Cheney Hagerup: The use of Tinder in advertising Ex Machina draws me back to the movie, Her, in which the protagonist falls in love with a mechanized female persona, as transmitted through an app he downloaded. Both of these scenarios suggest an ever-increasing societal dependence on technology for social interaction in place of human interaction. I think that the advertisement exploits this dependence in a conscious effort to create controversy and, consequentially, publicity for the film. The advertisement, likewise, makes us all uncomfortably aware of this dependence, sparking important discussions.
Conner Gordon: While the idea of emotional manipulation is a scary one, I don’t see it as being inherently wrong.
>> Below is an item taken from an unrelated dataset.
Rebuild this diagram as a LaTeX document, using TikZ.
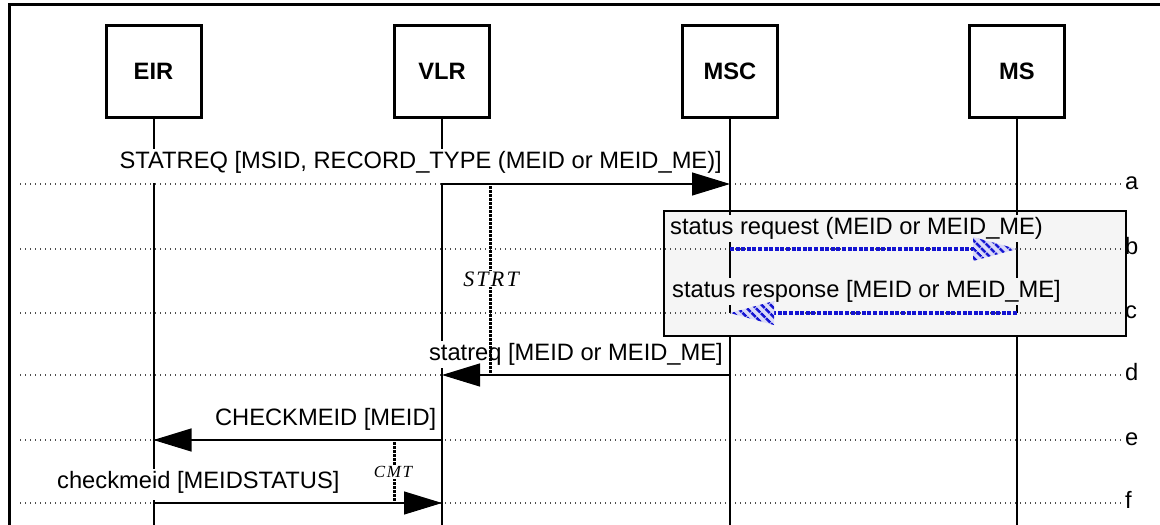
\documentclass[tikz,border=0pt]{standalone}
\usepackage{fontspec}
\setmainfont{Liberation Sans}
\newfontfamily\timerfont[LetterSpace=10]{Liberation Serif}
\usetikzlibrary{arrows.meta,calc,patterns.meta}
\definecolor{boxgray}{RGB}{245,245,245}
\definecolor{msgblue}{RGB}{20,20,210}
\definecolor{headbg}{RGB}{218,218,248}
\begin{document}
\begin{tikzpicture}[x=1pt,y=-1pt,
  lbl/.style={font=\fontsize{23.7}{28}\selectfont},
  actor/.style={lbl,draw,line width=3pt,fill=white,minimum width=95pt,minimum height=92pt,inner sep=0pt,font=\fontsize{23.7}{28}\selectfont\bfseries},
  lifeline/.style={line width=2pt},
  guide/.style={line width=1.3pt,black!70,dash pattern=on 1.4pt off 3.6pt},
  rowlab/.style={lbl,anchor=base west,inner sep=0pt},
  msglab/.style={lbl,inner xsep=2pt,inner ysep=2pt,fill=white,text depth=6pt},
  msg/.style={line width=1.2pt,-{Triangle[length=38pt,width=23pt]}},
  bluemsg/.style={line width=3.5pt,msgblue,dash pattern=on 4pt off 1.6pt},
  headfill/.style={fill=headbg,postaction={pattern={Lines[angle=-45,distance=6.5pt,line width=2.8pt]},pattern color=msgblue}},
  timer/.style={line width=3pt,dash pattern=on 2.5pt off 1.5pt},
  timerlab/.style={fill=white,inner sep=1pt}
]
\useasboundingbox (0,0) rectangle (1160,525);
% frame (cropped)
\draw[line width=3pt] (9,525) -- (9,4.5) -- (1160,4.5);
% group box
\node[draw,line width=2pt,fill=boxgray,minimum width=462pt,minimum height=125pt,inner sep=0pt] (grp) at (895,273.5) {};
% guide lines and row labels
\foreach \r/\y in {a/184,b/249,c/313,d/375,e/440,f/503}{
  \coordinate (g\r) at (20,\y);
  \node[rowlab] (l\r) at (1125,\y+5) {\r};
  \draw[guide] (g\r) -- ([xshift=-3pt]l\r.west |- g\r);
}
% actors
\node[actor] (eir) at (153.5,71.5) {EIR};
\node[actor] (vlr) at (442,71.5) {VLR};
\node[actor] (msc) at (730,71.5) {MSC};
\node[actor] (ms)  at (1017,71.5) {MS};
% lifeline coordinates
\foreach \n/\x in {eir/153.5,vlr/442,msc/730,ms/1017}{
  \foreach \r/\y in {a/184,b/249,c/313,d/375,e/440,f/503}{
    \coordinate (\n-\r) at (\x,\y);
  }
  \coordinate (\n-end) at (\x,525);
}
% lifelines
\draw[lifeline] (eir.south) -- (eir-end);
\draw[lifeline] (vlr.south) -- (vlr-end);
\draw[lifeline] (msc.south) -- (msc-c);
\draw[lifeline] (msc.south |- grp.south) -- (msc-end);
\draw[lifeline] (ms.south) -- (ms-c);
\draw[lifeline] (ms.south |- grp.south) -- (ms-end);
% message labels
\node[msglab,anchor=base east,inner xsep=7pt,text depth=13pt] (ma) at (729,168) {STATREQ [MSID, RECORD\_TYPE (MEID or MEID\_ME)]};
\node[msglab,anchor=base west,fill=boxgray] (mb) at (668,234) {status request (MEID or MEID\_ME)};
\node[msglab,anchor=base west,fill=boxgray] (mc) at (670,297) {status response [MEID or MEID\_ME]};
\node[msglab,anchor=base east] (md) at (725,360) {statreq [MEID or MEID\_ME]};
\node[msglab,anchor=base east] (me) at (438.5,425) {CHECKMEID [MEID]};
\node[msglab,anchor=base west,text depth=10pt] (mf) at (55,488) {checkmeid [MEIDSTATUS]};
% messages
\draw[msg] (vlr-a) -- (msc-a);
\draw[msg] (msc-d) -- (vlr-d);
\draw[msg] (vlr-e) -- (eir-e);
\draw[msg] (eir-f) -- (vlr-f);
\draw[bluemsg] (msc-b) -- ($(ms-b)+(-40,0)$);
\path[headfill] ($(ms-b)+(-44,-12)$) -- (ms-b) -- ($(ms-b)+(-44,12)$) -- cycle;
\draw[bluemsg] (ms-c) -- ($(msc-c)+(40,0)$);
\path[headfill] ($(msc-c)+(44,-12)$) -- (msc-c) -- ($(msc-c)+(44,12)$) -- cycle;
% timers
\coordinate (strt-top) at (490,186);
\coordinate (strt-bot) at (490,373);
\draw[timer] (strt-top) -- (strt-bot);
\node[timerlab,font=\timerfont\itshape\fontsize{22}{26}\selectfont] (strt) at (491,279) {STRT};
\coordinate (cmt-top) at (394,442);
\coordinate (cmt-bot) at (394,503);
\draw[timer] (cmt-top) -- (cmt-bot);
\node[timerlab,font=\timerfont\itshape\fontsize{17}{20}\selectfont] (cmt) at (393,472) {CMT};
\end{tikzpicture}
\end{document}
One could say that a protest manipulates emotions to motivate onlookers and make a positive change, for example. The distinction between ethical and unethical emotional manipulation, then, would be the means and consequences of such manipulation. This is particularly relevant for the body image example, as it uses deceitful standards that create real, long-term emotional and physical damage for many viewers. The example of the Tinder bot is more complicated, since it is deceitful and produces negative emotions, but also creates these emotions for artistic effect (in this case, as a tie-in to the themes of the film), and ultimately operates on revealing its own deception.
Eleanor Price: As Conner, Amy, and Corby have said, I don’t think I can say emotional manipulation in and of itself is inherently wrong — to call all forms of it wrong would then lead to whether literature, music, or any art that one finds affecting is also unethical. However, intentionally stirring negative emotions within people to coerce them to buy a product (see a movie, donate money, etc) is unfair to those possible consumers, and the source of that discomfort can be traced to the creators of the advertisement. It seems unethical to me to deliberately cause such a drastic reaction in potential consumers.